Friday, June 24, 2011

The Dash - My Favorite Grammatical Weapon

If you tell someone that you teach English - which is somewhat akin to telling someone you work for the IRS: it should be avoided until it can't be - there are a handful of common reactions. One of boredom - they simply don't care anymore than I care that the person I'm talking to sells insurance. This is probably the best outcome.

The outcome you don't want is for the person to immediately assume that the way they (I know) talk is going to come under scrutiny - not what they say, but how they say it. This always strikes me as insane, probably because I came to English late in my academic career and then only from a very particular vantage point: I was interesting in the philosophy of language, particularly how words and gestures are used to make sense of and change the world. In my own writing, I make grammatical mistakes all the time. In fact, it's to such a point that I've stopped worrying about, or hell, believing in Standard Written English. The only time I write in that dead language is when I have to write academic essays in college - essays that are so structurally lame that no matter how interesting the content may be I'm always surprised if anybody could really make it to page 20 without some serious browsing and skimming along the way.

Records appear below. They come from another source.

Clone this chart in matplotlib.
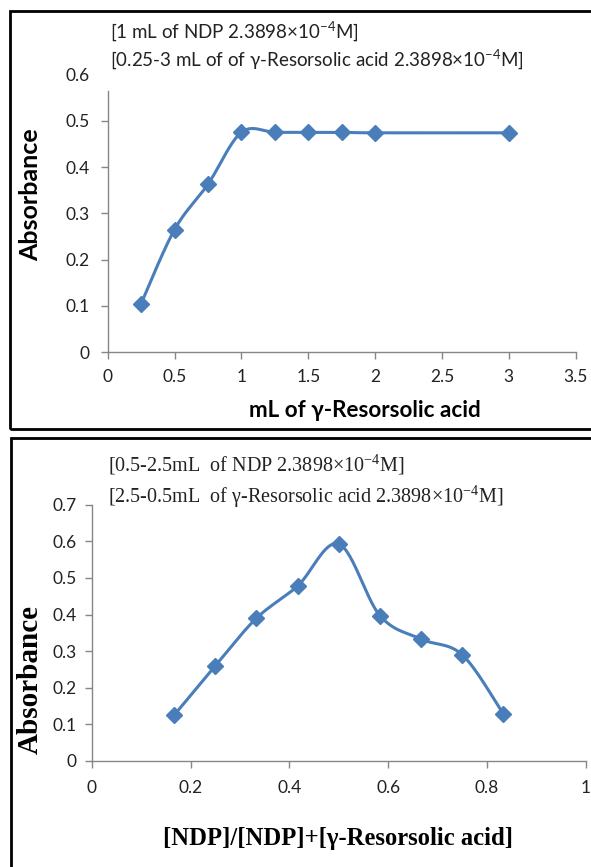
import numpy as np
import matplotlib
matplotlib.use("Agg")
import matplotlib.pyplot as plt
from matplotlib.patches import Rectangle

# top panel: mole-ratio style data
vol_acid = [0.25, 0.5, 0.75, 1.0, 1.25, 1.5, 1.75, 2.0, 3.0]
abs_top = [0.105, 0.265, 0.363, 0.475, 0.475, 0.475, 0.475, 0.474, 0.474]

# bottom panel: job's method data
mole_frac = [1/6, 0.25, 1/3, 5/12, 0.5, 7/12, 2/3, 0.75, 5/6]
abs_bot = [0.125, 0.26, 0.39, 0.478, 0.593, 0.397, 0.333, 0.29, 0.128]

blue = '#4a7ebb'
gray = '#868686'
sans = ['Lato', 'DejaVu Sans']
serif = ['Liberation Serif', 'DejaVu Serif']


def smooth(xs, ys, n=30):
    # excel-like smoothed line (catmull-rom through the data points)
    p = np.column_stack([xs, ys])
    p = np.vstack([p[0], p, p[-1]])
    out = []
    for i in range(1, len(p) - 2):
        p0, p1, p2, p3 = p[i - 1], p[i], p[i + 1], p[i + 2]
        c1 = p1 + (p2 - p0) / 6
        c2 = p2 - (p3 - p1) / 6
        t = np.linspace(0, 1, n)[:, None]
        seg = ((1 - t) ** 3) * p1 + 3 * ((1 - t) ** 2) * t * c1 + 3 * (1 - t) * t ** 2 * c2 + t ** 3 * p2
        out.append(seg)
    out = np.vstack(out)
    return out[:, 0], out[:, 1]


def style(ax, spine_top):
    for s in ['top', 'right']:
        ax.spines[s].set_visible(False)
    for s in ['left', 'bottom']:
        ax.spines[s].set_color(gray)
        ax.spines[s].set_linewidth(1.0)
    ax.spines['left'].set_bounds(0, spine_top)
    ax.tick_params(colors=gray, length=5, width=1.0, labelcolor='#222222', labelsize=12.5)
    for lab in ax.get_xticklabels() + ax.get_yticklabels():
        lab.set_family(sans)
    ax.set_facecolor('white')


fig = plt.figure(figsize=(5.91, 8.67), dpi=100)

# frames around each panel
fig.patches.append(Rectangle((0.0169, 0.5052), 1.0, 0.4821, transform=fig.transFigure,
                             fill=False, edgecolor='black', linewidth=2.0))
fig.patches.append(Rectangle((0.0186, -0.05), 1.0, 0.5448, transform=fig.transFigure,
                             fill=False, edgecolor='black', linewidth=2.0))

# ---- top panel
ax1 = fig.add_axes([0.1822, 0.5937, 0.7919, 0.3204])
sx, sy = smooth(vol_acid, abs_top)
ax1.plot(sx, sy, color=blue, lw=2.2)
ax1.plot(vol_acid, abs_top, 'D', color=blue, markersize=8.5)
ax1.set_xlim(0, 3.5)
ax1.set_ylim(0, 0.6)
ax1.set_xticks([0, 0.5, 1, 1.5, 2, 2.5, 3, 3.5])
ax1.set_xticklabels(['0', '0.5', '1', '1.5', '2', '2.5', '3', '3.5'])
ax1.set_yticks([0, 0.1, 0.2, 0.3, 0.4, 0.5, 0.6])
ax1.set_yticklabels(['0', '0.1', '0.2', '0.3', '0.4', '0.5', '0.6'])
style(ax1, 0.565)
ax1.yaxis.get_major_ticks()[-1].tick1line.set_visible(False)
ax1.tick_params(axis='x', pad=7)
ax1.tick_params(axis='y', pad=8)

fig.text(0.186, 0.963, r'[1 mL of NDP 2.3898×10$^{\mathdefault{-4}}$M]', family=sans,
         fontsize=13.5, va='center', ha='left', color='#222222')
fig.text(0.186, 0.931, r'[0.25-3 mL of of γ-Resorsolic acid 2.3898×10$^{\mathdefault{-4}}$M]',
         family=sans, fontsize=13.5, va='center', ha='left', color='#222222')
fig.text(0.617, 0.527, 'mL of γ-Resorsolic acid', family=sans, fontsize=16.2,
         fontweight='bold', ha='center', va='center')
fig.text(0.051, 0.775, 'Absorbance', family=sans, fontsize=18, fontweight='bold',
         rotation=90, ha='center', va='center')

# ---- bottom panel
ax2 = fig.add_axes([0.1552, 0.1223, 0.8360, 0.2955])
sx, sy = smooth(mole_frac, abs_bot)
ax2.plot(sx, sy, color=blue, lw=2.2)
ax2.plot(mole_frac, abs_bot, 'D', color=blue, markersize=8.5)
ax2.set_xlim(0, 1)
ax2.set_ylim(0, 0.7)
ax2.set_xticks([0, 0.2, 0.4, 0.6, 0.8, 1])
ax2.set_xticklabels(['0', '0.2', '0.4', '0.6', '0.8', '1'])
ax2.set_yticks([0, 0.1, 0.2, 0.3, 0.4, 0.5, 0.6, 0.7])
ax2.set_yticklabels(['0', '0.1', '0.2', '0.3', '0.4', '0.5', '0.6', '0.7'])
style(ax2, 0.7)
ax2.tick_params(axis='x', pad=9)
ax2.tick_params(axis='y', pad=6)

fig.text(0.183, 0.4637, r'[0.5-2.5mL  of NDP 2.3898×10$^{\mathdefault{-4}}$M]', family=serif,
         fontsize=14.5, va='center', ha='left', color='#222222')
fig.text(0.183, 0.4268, r'[2.5-0.5mL  of γ-Resorsolic acid 2.3898×10$^{\mathdefault{-4}}$M]',
         family=serif, fontsize=14.5, va='center', ha='left', color='#222222')
fig.text(0.572, 0.0334, '[NDP]/[NDP]+[γ-Resorsolic acid]', family=serif, fontsize=17.7,
         fontweight='bold', ha='center', va='center')
fig.text(0.051, 0.2157, 'Absorbance', family=serif, fontsize=21, fontweight='bold',
         rotation=90, ha='center', va='center')

fig.savefig('out.png', dpi=100, facecolor='white')
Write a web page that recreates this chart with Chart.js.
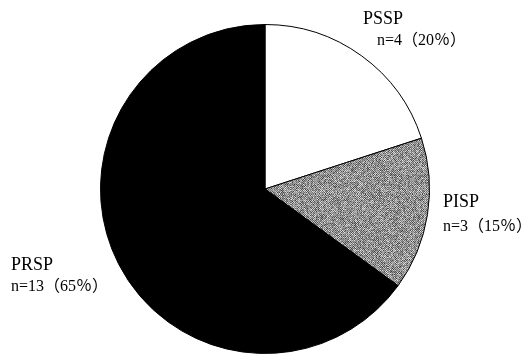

So, I've learned to use grammar in ways that reflect the way that I take the world in- a grammar that reflects my style, my way of going. And the device that I find most useful is the dash - that wonderful line that allows me to both be tangential and relevant - not a stop, exactly; rather a continuation that is moving like a jazz piece - it's related to the theme, but it's also an extension. The dash is about speed.

In my mind, this is the way grammar should work. It wasn't handed down by the gods - it's a device that is supposed to help us be understood. And in writing, the speaker is not there to respond, to make sure that the point is taken the way it's intended. Because of this, grammatical quirks can be both functionally useful and a cool way to piss off snooty academic types who are very proud that they have Fowler's book of Use and Abuse constantly within arms link - as though anybody gets to have the final word on communication.

(As a side note, I love how David Foster Wallace would regularly throw conjunctions together and start sentences with them, e.g, "And so there we were." That's how people I know actually talk. I even remember once he began with "And but so," which to me is simply a wonderful use of words.)